• **DATASET EXTRACT**:
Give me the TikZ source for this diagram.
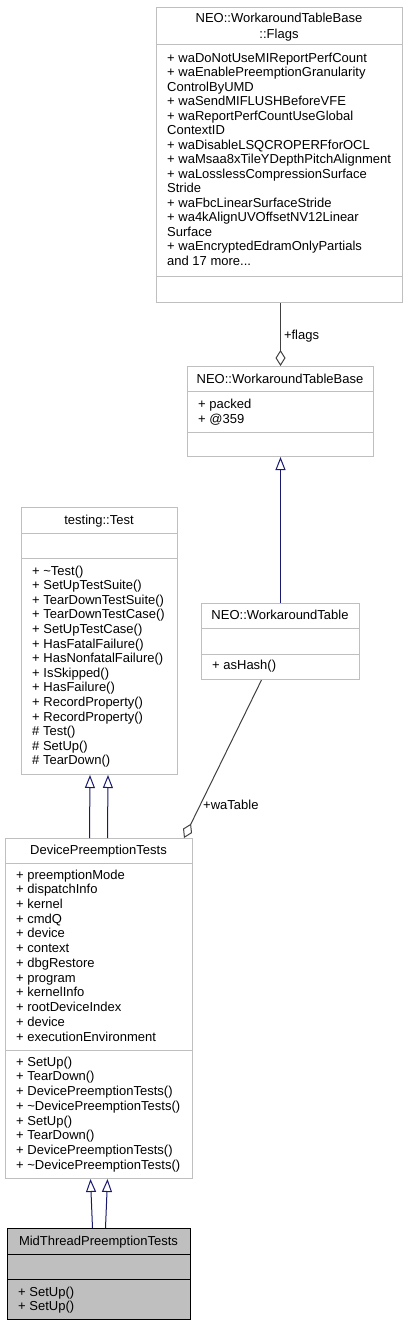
\documentclass[tikz,border=0pt]{standalone}
\usepackage{fontspec}
\setmainfont{Liberation Sans}
\usetikzlibrary{arrows.meta,calc}
\newcommand\dfont{\fontsize{13pt}{15pt}\selectfont}
\definecolor{boxgray}{HTML}{BFBFBF}
\definecolor{midblue}{HTML}{191970}
\definecolor{aggray}{HTML}{404040}
\begin{document}
\begin{tikzpicture}[x=1pt,y=-1pt,
  box/.style={draw=boxgray, line width=1pt, fill=white, rectangle, inner sep=0, anchor=north west},
  sel/.style={draw=black, line width=1pt, fill=boxgray, rectangle, inner sep=0, anchor=north west},
  sep/.style={draw=boxgray, line width=1pt},
  selsep/.style={draw=black, line width=1pt},
  txt/.style={anchor=base west, inner sep=0, font=\dfont},
  ttl/.style={anchor=base, inner sep=0, font=\dfont},
  inh/.style={draw=midblue, line width=1pt, -{Triangle[open,length=13pt,width=10pt]}},
  agg/.style={draw=aggray, line width=1pt, -{Diamond[open,length=16pt,width=10pt]}},
  lbl/.style={anchor=base west, inner sep=0, font=\dfont}]
\useasboundingbox (0,0) rectangle (409,1325);
% Flags
\node[box, minimum width=246pt, minimum height=295pt] (flags) at (156,7) {};
\draw[sep] (156,44) -- (402,44);
\draw[sep] (156,276) -- (402,276);
\node[ttl] (flagsT1) at (279,23) {NEO::WorkaroundTableBase};
\node[ttl] (flagsT2) at (279,38) {::Flags};
\foreach \t [count=\i from 0] in {+ waDoNotUseMIReportPerfCount,
  + waEnablePreemptionGranularity, ControlByUMD, + waSendMIFLUSHBeforeVFE,
  + waReportPerfCountUseGlobal, ContextID, + waDisableLSQCROPERFforOCL,
  + waMsaa8xTileYDepthPitchAlignment, + waLosslessCompressionSurface, Stride,
  + waFbcLinearSurfaceStride, + wa4kAlignUVOffsetNV12Linear, Surface,
  + waEncryptedEdramOnlyPartials}
  \node[txt] (fl\i) at (167,{62+14.5*\i}) {\t};
\node[txt] (fl14) at (167,{62+14.5*14}) {and 17 more...};
% WorkaroundTableBase
\node[box, minimum width=186pt, minimum height=90pt] (wtb) at (187,366) {};
\draw[sep] (187,391) -- (373,391);
\draw[sep] (187,432) -- (373,432);
\node[ttl] (wtbT) at (280,383) {NEO::WorkaroundTableBase};
\node[txt] (wtb1) at (198,408) {+ packed};
\node[txt] (wtb2) at (198,423) {+ @359};
% testing::Test
\node[box, minimum width=156pt, minimum height=267pt] (test) at (21,507) {};
\draw[sep] (21,533) -- (177,533);
\draw[sep] (21,558) -- (177,558);
\node[ttl] (testT) at (99,524) {testing::Test};
\foreach \t [count=\i from 0] in {+ \textasciitilde Test(), + SetUpTestSuite(), + TearDownTestSuite(),
  + TearDownTestCase(), + SetUpTestCase(), + HasFatalFailure(), + HasNonfatalFailure(),
  + IsSkipped(), + HasFailure(), + RecordProperty(), + RecordProperty(), \# Test(),
  \# SetUp(), \# TearDown()}
  \node[txt] (ts\i) at (32,{575+14.6*\i}) {\t};
% WorkaroundTable
\node[box, minimum width=158pt, minimum height=76pt] (wt) at (201,603) {};
\draw[sep] (201,628) -- (359,628);
\draw[sep] (201,654) -- (359,654);
\node[ttl] (wtT) at (280,619) {NEO::WorkaroundTable};
\node[txt] (wt1) at (212,669) {+ asHash()};
% DevicePreemptionTests
\node[box, minimum width=187pt, minimum height=340pt] (dpt) at (5,838) {};
\draw[sep] (5,863) -- (192,863);
\draw[sep] (5,1050) -- (192,1050);
\node[ttl] (dptT) at (98.5,854) {DevicePreemptionTests};
\foreach \t [count=\i from 0] in {+ preemptionMode, + dispatchInfo, + kernel, + cmdQ,
  + device, + context, + dbgRestore, + program, + kernelInfo, + rootDeviceIndex,
  + device, + executionEnvironment}
  \node[txt] (da\i) at (16,{879+14.73*\i}) {\t};
\foreach \t [count=\i from 0] in {+ SetUp(), + TearDown(), + DevicePreemptionTests(),
  + \textasciitilde DevicePreemptionTests(), + SetUp(), + TearDown(), + DevicePreemptionTests(),
  + \textasciitilde DevicePreemptionTests()}
  \node[txt] (dm\i) at (16,{1066+14.76*\i}) {\t};
% MidThreadPreemptionTests
\node[sel, minimum width=183pt, minimum height=91pt] (mid) at (7,1228) {};
\draw[selsep] (7,1254) -- (190,1254);
\draw[selsep] (7,1279) -- (190,1279);
\node[ttl] (midT) at (98.5,1245) {MidThreadPreemptionTests};
\node[txt] (mid1) at (18,1296) {+ SetUp()};
\node[txt] (mid2) at (18,1310) {+ SetUp()};
% connectors
\draw[agg] (flags.south -| wtb.north) -- (wtb.north) node[pos=0.5, lbl, xshift=3pt, yshift=-4.5pt] (flagsL) {+flags};
\draw[inh] (wt.north) -- (wtb.south);
\draw[inh] ([xshift=-9.5pt]dpt.north) -- ([xshift=-9.5pt]test.south);
\draw[inh] ([xshift=8.5pt]dpt.north) -- ([xshift=8.5pt]test.south);
\draw[agg] ([xshift=-19pt]wt.south) -- ([xshift=85pt]dpt.north);
\node[lbl] (waL) at (203,809) {+waTable};
\draw[inh] ([xshift=-6.5pt]mid.north) -- ([xshift=-8.5pt]dpt.south);
\draw[inh] ([xshift=6.5pt]mid.north) -- ([xshift=8.5pt]dpt.south);
\end{tikzpicture}
\end{document}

• **TASK DIRECTIONS**:
Copy all the lines of data exactly as they appear, dropping any images.

• **ANSWER**:
Give me the TikZ source for this diagram.
\documentclass[tikz,border=0pt]{standalone}
\usepackage{fontspec}
\setmainfont{Liberation Sans}
\usetikzlibrary{arrows.meta,calc}
\newcommand\dfont{\fontsize{13pt}{15pt}\selectfont}
\definecolor{boxgray}{HTML}{BFBFBF}
\definecolor{midblue}{HTML}{191970}
\definecolor{aggray}{HTML}{404040}
\begin{document}
\begin{tikzpicture}[x=1pt,y=-1pt,
  box/.style={draw=boxgray, line width=1pt, fill=white, rectangle, inner sep=0, anchor=north west},
  sel/.style={draw=black, line width=1pt, fill=boxgray, rectangle, inner sep=0, anchor=north west},
  sep/.style={draw=boxgray, line width=1pt},
  selsep/.style={draw=black, line width=1pt},
  txt/.style={anchor=base west, inner sep=0, font=\dfont},
  ttl/.style={anchor=base, inner sep=0, font=\dfont},
  inh/.style={draw=midblue, line width=1pt, -{Triangle[open,length=13pt,width=10pt]}},
  agg/.style={draw=aggray, line width=1pt, -{Diamond[open,length=16pt,width=10pt]}},
  lbl/.style={anchor=base west, inner sep=0, font=\dfont}]
\useasboundingbox (0,0) rectangle (409,1325);
% Flags
\node[box, minimum width=246pt, minimum height=295pt] (flags) at (156,7) {};
\draw[sep] (156,44) -- (402,44);
\draw[sep] (156,276) -- (402,276);
\node[ttl] (flagsT1) at (279,23) {NEO::WorkaroundTableBase};
\node[ttl] (flagsT2) at (279,38) {::Flags};
\foreach \t [count=\i from 0] in {+ waDoNotUseMIReportPerfCount,
  + waEnablePreemptionGranularity, ControlByUMD, + waSendMIFLUSHBeforeVFE,
  + waReportPerfCountUseGlobal, ContextID, + waDisableLSQCROPERFforOCL,
  + waMsaa8xTileYDepthPitchAlignment, + waLosslessCompressionSurface, Stride,
  + waFbcLinearSurfaceStride, + wa4kAlignUVOffsetNV12Linear, Surface,
  + waEncryptedEdramOnlyPartials}
  \node[txt] (fl\i) at (167,{62+14.5*\i}) {\t};
\node[txt] (fl14) at (167,{62+14.5*14}) {and 17 more...};
% WorkaroundTableBase
\node[box, minimum width=186pt, minimum height=90pt] (wtb) at (187,366) {};
\draw[sep] (187,391) -- (373,391);
\draw[sep] (187,432) -- (373,432);
\node[ttl] (wtbT) at (280,383) {NEO::WorkaroundTableBase};
\node[txt] (wtb1) at (198,408) {+ packed};
\node[txt] (wtb2) at (198,423) {+ @359};
% testing::Test
\node[box, minimum width=156pt, minimum height=267pt] (test) at (21,507) {};
\draw[sep] (21,533) -- (177,533);
\draw[sep] (21,558) -- (177,558);
\node[ttl] (testT) at (99,524) {testing::Test};
\foreach \t [count=\i from 0] in {+ \textasciitilde Test(), + SetUpTestSuite(), + TearDownTestSuite(),
  + TearDownTestCase(), + SetUpTestCase(), + HasFatalFailure(), + HasNonfatalFailure(),
  + IsSkipped(), + HasFailure(), + RecordProperty(), + RecordProperty(), \# Test(),
  \# SetUp(), \# TearDown()}
  \node[txt] (ts\i) at (32,{575+14.6*\i}) {\t};
% WorkaroundTable
\node[box, minimum width=158pt, minimum height=76pt] (wt) at (201,603) {};
\draw[sep] (201,628) -- (359,628);
\draw[sep] (201,654) -- (359,654);
\node[ttl] (wtT) at (280,619) {NEO::WorkaroundTable};
\node[txt] (wt1) at (212,669) {+ asHash()};
% DevicePreemptionTests
\node[box, minimum width=187pt, minimum height=340pt] (dpt) at (5,838) {};
\draw[sep] (5,863) -- (192,863);
\draw[sep] (5,1050) -- (192,1050);
\node[ttl] (dptT) at (98.5,854) {DevicePreemptionTests};
\foreach \t [count=\i from 0] in {+ preemptionMode, + dispatchInfo, + kernel, + cmdQ,
  + device, + context, + dbgRestore, + program, + kernelInfo, + rootDeviceIndex,
  + device, + executionEnvironment}
  \node[txt] (da\i) at (16,{879+14.73*\i}) {\t};
\foreach \t [count=\i from 0] in {+ SetUp(), + TearDown(), + DevicePreemptionTests(),
  + \textasciitilde DevicePreemptionTests(), + SetUp(), + TearDown(), + DevicePreemptionTests(),
  + \textasciitilde DevicePreemptionTests()}
  \node[txt] (dm\i) at (16,{1066+14.76*\i}) {\t};
% MidThreadPreemptionTests
\node[sel, minimum width=183pt, minimum height=91pt] (mid) at (7,1228) {};
\draw[selsep] (7,1254) -- (190,1254);
\draw[selsep] (7,1279) -- (190,1279);
\node[ttl] (midT) at (98.5,1245) {MidThreadPreemptionTests};
\node[txt] (mid1) at (18,1296) {+ SetUp()};
\node[txt] (mid2) at (18,1310) {+ SetUp()};
% connectors
\draw[agg] (flags.south -| wtb.north) -- (wtb.north) node[pos=0.5, lbl, xshift=3pt, yshift=-4.5pt] (flagsL) {+flags};
\draw[inh] (wt.north) -- (wtb.south);
\draw[inh] ([xshift=-9.5pt]dpt.north) -- ([xshift=-9.5pt]test.south);
\draw[inh] ([xshift=8.5pt]dpt.north) -- ([xshift=8.5pt]test.south);
\draw[agg] ([xshift=-19pt]wt.south) -- ([xshift=85pt]dpt.north);
\node[lbl] (waL) at (203,809) {+waTable};
\draw[inh] ([xshift=-6.5pt]mid.north) -- ([xshift=-8.5pt]dpt.south);
\draw[inh] ([xshift=6.5pt]mid.north) -- ([xshift=8.5pt]dpt.south);
\end{tikzpicture}
\end{document}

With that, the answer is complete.